**PROVIDED MATERIAL:**
.....

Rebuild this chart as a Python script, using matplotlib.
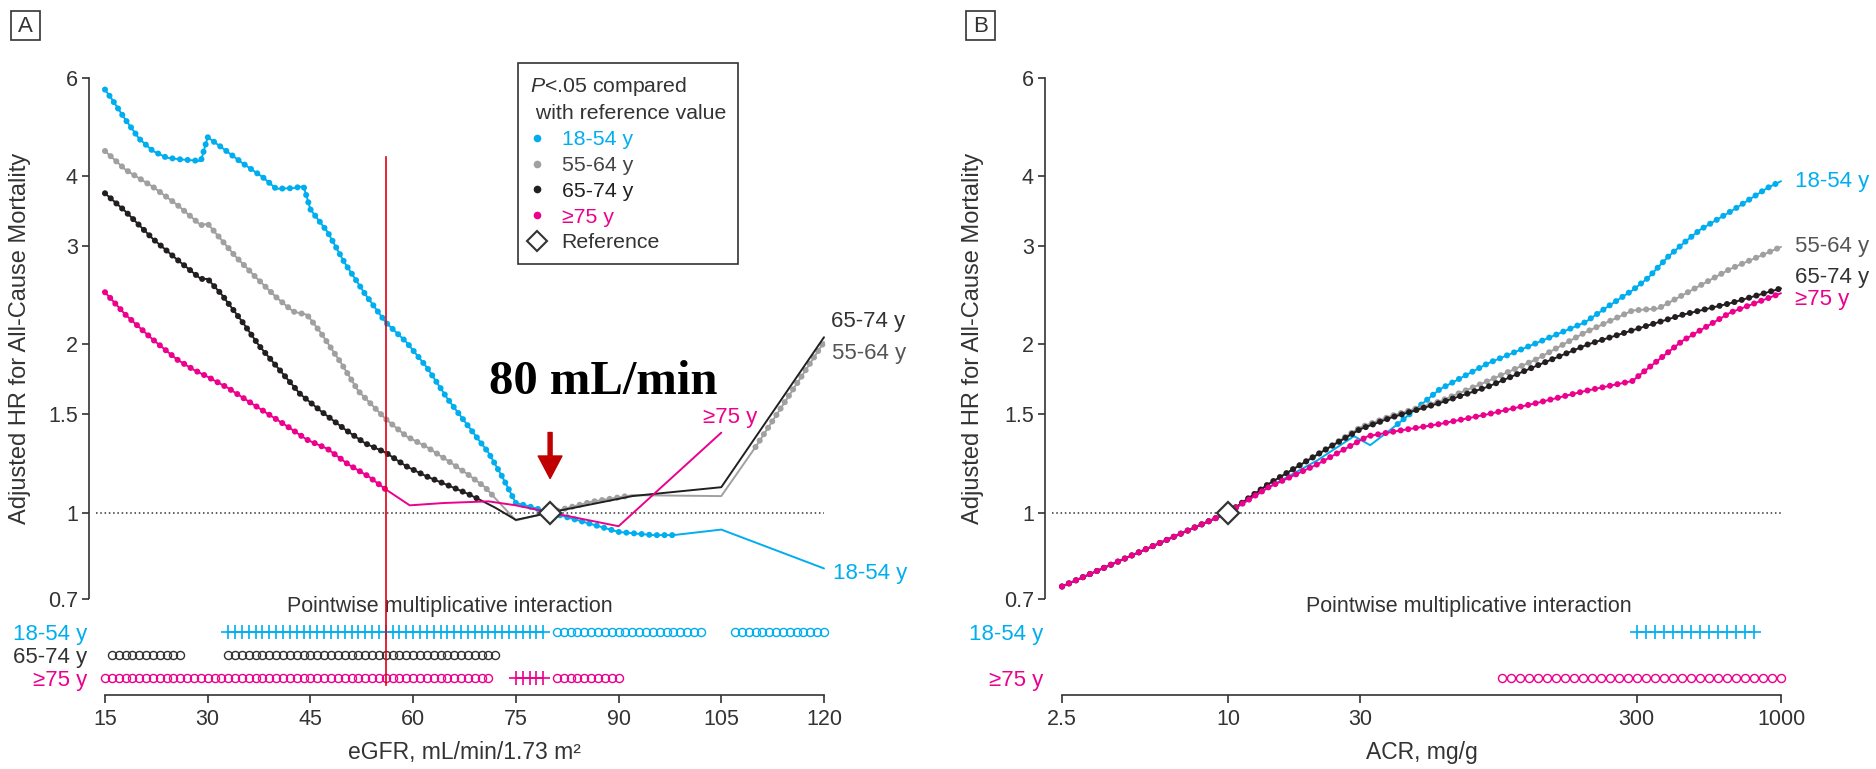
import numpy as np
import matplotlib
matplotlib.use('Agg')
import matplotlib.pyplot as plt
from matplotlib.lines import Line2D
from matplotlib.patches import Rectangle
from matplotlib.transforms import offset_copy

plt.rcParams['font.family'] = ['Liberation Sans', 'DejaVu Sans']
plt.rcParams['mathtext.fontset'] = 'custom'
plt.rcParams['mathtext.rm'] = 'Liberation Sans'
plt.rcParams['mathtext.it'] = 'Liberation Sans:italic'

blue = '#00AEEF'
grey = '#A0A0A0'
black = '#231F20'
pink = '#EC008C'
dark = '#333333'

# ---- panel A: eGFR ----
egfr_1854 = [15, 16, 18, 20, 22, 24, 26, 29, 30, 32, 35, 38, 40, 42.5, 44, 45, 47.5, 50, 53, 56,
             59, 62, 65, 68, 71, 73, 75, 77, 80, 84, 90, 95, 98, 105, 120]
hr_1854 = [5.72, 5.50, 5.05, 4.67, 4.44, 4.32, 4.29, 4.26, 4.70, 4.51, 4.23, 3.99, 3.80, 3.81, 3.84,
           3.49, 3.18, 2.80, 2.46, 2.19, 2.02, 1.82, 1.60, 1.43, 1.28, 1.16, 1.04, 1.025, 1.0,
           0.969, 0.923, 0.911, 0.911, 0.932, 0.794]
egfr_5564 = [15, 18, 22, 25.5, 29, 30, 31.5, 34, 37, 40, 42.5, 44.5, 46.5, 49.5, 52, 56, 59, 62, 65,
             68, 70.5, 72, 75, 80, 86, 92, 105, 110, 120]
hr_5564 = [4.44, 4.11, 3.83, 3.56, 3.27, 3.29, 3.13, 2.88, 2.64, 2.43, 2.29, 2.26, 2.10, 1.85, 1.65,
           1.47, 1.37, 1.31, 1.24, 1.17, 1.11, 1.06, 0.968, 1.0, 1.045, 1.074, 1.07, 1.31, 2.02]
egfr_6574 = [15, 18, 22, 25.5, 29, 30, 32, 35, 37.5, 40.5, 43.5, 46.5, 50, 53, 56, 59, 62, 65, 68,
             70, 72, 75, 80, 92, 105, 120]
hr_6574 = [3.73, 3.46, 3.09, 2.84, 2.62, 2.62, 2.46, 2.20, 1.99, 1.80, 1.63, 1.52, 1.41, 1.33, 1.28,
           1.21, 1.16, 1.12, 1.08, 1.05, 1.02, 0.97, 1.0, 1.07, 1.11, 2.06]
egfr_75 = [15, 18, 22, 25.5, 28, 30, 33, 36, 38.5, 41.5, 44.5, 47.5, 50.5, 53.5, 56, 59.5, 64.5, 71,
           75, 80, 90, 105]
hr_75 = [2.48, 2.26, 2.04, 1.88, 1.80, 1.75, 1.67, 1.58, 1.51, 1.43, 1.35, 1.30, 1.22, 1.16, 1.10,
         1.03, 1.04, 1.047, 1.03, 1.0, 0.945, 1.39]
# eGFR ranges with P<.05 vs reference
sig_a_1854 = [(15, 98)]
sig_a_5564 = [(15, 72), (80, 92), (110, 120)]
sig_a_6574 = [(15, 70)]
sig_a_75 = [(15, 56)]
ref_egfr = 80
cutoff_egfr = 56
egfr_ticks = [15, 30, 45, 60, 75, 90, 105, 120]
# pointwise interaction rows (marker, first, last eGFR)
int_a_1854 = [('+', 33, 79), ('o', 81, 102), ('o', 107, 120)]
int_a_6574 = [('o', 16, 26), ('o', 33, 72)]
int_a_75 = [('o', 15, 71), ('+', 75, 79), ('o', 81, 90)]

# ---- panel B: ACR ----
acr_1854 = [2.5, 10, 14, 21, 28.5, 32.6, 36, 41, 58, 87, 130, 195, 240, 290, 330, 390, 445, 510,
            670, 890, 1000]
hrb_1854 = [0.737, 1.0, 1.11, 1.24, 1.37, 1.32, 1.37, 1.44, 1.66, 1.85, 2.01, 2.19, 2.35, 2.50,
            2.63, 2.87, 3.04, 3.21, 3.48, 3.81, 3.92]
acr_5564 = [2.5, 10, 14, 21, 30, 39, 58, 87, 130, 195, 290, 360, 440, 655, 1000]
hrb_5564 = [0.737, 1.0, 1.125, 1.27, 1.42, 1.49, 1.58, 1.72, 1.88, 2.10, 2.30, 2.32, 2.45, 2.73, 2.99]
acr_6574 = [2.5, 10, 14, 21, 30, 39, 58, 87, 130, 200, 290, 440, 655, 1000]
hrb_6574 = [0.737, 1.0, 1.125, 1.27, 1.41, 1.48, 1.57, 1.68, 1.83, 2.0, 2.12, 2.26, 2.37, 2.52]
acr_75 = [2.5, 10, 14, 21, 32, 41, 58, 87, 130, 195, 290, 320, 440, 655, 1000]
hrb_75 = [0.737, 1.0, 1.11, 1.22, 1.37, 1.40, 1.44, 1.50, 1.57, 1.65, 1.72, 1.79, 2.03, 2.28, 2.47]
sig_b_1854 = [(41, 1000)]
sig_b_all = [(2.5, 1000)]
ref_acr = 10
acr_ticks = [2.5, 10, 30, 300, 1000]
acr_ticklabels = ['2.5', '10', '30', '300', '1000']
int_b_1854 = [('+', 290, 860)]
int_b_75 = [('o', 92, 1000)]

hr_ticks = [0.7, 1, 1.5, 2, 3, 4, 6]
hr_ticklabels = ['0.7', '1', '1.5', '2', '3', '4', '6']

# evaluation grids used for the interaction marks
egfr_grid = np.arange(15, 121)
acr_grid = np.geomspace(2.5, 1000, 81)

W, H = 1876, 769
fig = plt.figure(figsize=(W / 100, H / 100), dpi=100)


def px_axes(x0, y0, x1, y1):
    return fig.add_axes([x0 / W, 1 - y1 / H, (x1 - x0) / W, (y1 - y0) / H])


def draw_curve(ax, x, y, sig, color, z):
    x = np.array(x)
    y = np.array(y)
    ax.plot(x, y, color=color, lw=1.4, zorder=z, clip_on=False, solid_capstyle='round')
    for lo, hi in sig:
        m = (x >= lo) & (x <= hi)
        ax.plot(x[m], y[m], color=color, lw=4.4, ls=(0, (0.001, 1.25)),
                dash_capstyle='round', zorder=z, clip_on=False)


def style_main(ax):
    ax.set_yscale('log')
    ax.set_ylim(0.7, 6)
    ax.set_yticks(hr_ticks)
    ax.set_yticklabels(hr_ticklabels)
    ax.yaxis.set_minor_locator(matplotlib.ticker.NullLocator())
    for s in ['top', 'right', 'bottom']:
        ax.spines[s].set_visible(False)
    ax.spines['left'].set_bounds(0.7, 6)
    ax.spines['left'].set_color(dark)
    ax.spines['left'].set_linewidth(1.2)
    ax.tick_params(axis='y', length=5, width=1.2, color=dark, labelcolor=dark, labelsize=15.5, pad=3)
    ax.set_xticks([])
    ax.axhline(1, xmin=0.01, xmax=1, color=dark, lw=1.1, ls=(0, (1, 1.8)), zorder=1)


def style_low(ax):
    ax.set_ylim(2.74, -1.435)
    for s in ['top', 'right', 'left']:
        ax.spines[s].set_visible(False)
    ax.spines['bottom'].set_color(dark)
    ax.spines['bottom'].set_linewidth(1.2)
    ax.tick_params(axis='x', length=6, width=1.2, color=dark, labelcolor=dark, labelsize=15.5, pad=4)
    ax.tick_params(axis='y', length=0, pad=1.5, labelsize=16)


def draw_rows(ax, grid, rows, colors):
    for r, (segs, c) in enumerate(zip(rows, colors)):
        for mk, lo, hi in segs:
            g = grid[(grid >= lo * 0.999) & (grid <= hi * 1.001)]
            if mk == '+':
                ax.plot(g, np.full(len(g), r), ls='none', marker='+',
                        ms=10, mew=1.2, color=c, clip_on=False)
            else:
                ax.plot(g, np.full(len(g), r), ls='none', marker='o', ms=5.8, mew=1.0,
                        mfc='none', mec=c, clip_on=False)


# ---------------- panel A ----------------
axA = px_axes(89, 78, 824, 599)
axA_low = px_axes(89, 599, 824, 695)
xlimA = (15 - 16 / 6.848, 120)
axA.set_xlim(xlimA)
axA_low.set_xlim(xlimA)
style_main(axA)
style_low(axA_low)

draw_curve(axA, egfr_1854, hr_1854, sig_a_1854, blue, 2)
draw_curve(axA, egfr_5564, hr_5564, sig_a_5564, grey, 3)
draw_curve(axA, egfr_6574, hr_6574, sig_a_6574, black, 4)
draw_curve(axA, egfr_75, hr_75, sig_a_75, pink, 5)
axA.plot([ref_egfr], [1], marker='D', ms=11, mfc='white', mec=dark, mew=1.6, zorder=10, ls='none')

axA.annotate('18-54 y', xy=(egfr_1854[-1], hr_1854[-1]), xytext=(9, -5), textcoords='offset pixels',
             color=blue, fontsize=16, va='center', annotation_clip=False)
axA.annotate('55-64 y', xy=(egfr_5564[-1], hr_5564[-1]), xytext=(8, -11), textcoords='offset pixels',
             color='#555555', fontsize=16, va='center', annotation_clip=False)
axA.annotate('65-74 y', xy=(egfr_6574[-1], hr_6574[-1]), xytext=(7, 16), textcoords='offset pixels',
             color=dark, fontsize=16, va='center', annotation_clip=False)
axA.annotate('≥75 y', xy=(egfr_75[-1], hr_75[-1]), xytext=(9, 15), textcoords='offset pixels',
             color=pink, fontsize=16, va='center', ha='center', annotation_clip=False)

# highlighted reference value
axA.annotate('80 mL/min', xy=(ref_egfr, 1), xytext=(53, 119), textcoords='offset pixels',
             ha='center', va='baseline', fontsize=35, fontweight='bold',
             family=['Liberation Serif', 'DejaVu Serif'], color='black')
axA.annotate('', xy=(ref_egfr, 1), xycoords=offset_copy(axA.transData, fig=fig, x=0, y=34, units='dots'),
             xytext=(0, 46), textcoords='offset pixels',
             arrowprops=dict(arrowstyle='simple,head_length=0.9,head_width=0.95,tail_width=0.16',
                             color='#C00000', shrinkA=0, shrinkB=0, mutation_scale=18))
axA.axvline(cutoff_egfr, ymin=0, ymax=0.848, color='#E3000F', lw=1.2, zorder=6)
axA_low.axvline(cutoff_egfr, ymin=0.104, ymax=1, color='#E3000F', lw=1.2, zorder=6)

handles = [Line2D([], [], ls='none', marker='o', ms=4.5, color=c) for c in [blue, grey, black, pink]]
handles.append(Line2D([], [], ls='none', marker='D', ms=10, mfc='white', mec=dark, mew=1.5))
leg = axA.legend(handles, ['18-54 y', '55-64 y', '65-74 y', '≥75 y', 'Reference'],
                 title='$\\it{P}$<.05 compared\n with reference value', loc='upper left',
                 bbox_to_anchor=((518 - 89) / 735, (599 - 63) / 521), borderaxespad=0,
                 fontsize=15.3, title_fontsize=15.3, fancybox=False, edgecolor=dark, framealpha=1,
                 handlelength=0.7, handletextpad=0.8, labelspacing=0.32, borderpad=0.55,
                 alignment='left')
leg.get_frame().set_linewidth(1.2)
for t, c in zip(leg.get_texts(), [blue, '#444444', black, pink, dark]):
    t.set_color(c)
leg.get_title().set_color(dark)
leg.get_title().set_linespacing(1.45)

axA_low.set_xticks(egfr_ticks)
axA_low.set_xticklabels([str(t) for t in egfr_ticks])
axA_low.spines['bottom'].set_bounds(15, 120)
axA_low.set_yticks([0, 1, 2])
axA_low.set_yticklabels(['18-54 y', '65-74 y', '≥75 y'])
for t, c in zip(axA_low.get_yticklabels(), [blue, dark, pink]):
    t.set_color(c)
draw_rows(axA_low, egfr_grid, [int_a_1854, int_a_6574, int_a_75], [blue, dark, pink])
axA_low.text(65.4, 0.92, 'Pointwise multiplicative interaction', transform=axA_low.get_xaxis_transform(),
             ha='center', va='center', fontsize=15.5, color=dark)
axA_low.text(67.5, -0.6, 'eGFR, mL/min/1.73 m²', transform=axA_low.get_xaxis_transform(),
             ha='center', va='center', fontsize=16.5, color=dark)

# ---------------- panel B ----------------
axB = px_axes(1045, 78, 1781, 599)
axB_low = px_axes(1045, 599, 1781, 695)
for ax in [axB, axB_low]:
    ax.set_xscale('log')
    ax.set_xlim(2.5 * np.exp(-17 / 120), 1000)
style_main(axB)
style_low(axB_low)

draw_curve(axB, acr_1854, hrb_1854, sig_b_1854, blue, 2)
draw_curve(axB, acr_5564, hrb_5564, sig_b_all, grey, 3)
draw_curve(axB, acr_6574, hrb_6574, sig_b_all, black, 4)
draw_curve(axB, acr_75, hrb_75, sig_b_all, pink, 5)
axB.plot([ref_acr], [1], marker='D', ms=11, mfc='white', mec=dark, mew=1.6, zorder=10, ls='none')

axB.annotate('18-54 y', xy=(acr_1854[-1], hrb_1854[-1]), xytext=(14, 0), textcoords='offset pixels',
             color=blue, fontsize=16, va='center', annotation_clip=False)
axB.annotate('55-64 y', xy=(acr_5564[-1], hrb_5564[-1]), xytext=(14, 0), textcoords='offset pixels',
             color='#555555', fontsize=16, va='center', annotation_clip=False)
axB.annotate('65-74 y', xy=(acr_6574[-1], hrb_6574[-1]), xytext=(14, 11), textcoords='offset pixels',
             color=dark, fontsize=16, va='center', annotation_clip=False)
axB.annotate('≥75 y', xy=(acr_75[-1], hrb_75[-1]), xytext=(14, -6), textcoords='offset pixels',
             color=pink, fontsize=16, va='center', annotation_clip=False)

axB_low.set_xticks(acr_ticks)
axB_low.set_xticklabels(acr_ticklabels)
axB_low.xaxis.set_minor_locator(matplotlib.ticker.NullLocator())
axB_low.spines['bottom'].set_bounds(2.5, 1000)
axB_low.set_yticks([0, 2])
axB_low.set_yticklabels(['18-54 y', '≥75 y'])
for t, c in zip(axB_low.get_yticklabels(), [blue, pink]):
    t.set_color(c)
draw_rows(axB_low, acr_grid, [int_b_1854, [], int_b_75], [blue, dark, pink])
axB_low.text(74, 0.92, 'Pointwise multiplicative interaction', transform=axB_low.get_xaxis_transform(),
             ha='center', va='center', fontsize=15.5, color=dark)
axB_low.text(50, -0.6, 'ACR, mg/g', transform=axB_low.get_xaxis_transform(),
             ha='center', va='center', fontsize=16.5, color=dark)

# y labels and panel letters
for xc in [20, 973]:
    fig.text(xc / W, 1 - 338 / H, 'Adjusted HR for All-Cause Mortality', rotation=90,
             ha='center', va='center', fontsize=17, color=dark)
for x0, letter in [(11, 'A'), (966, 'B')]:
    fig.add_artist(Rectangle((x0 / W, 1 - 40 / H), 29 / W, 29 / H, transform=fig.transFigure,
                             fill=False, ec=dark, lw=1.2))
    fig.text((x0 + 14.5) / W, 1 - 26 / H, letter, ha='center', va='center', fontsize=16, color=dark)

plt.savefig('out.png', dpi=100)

.....

**TASK TO COMPLETE:** Without the pictures, return the listing above from its first line through the line that has "from matplotlib.transforms import offset_copy".

**EXPECTED OUTPUT:**
Rebuild this chart as a Python script, using matplotlib.
import numpy as np
import matplotlib
matplotlib.use('Agg')
import matplotlib.pyplot as plt
from matplotlib.lines import Line2D
from matplotlib.patches import Rectangle
from matplotlib.transforms import offset_copy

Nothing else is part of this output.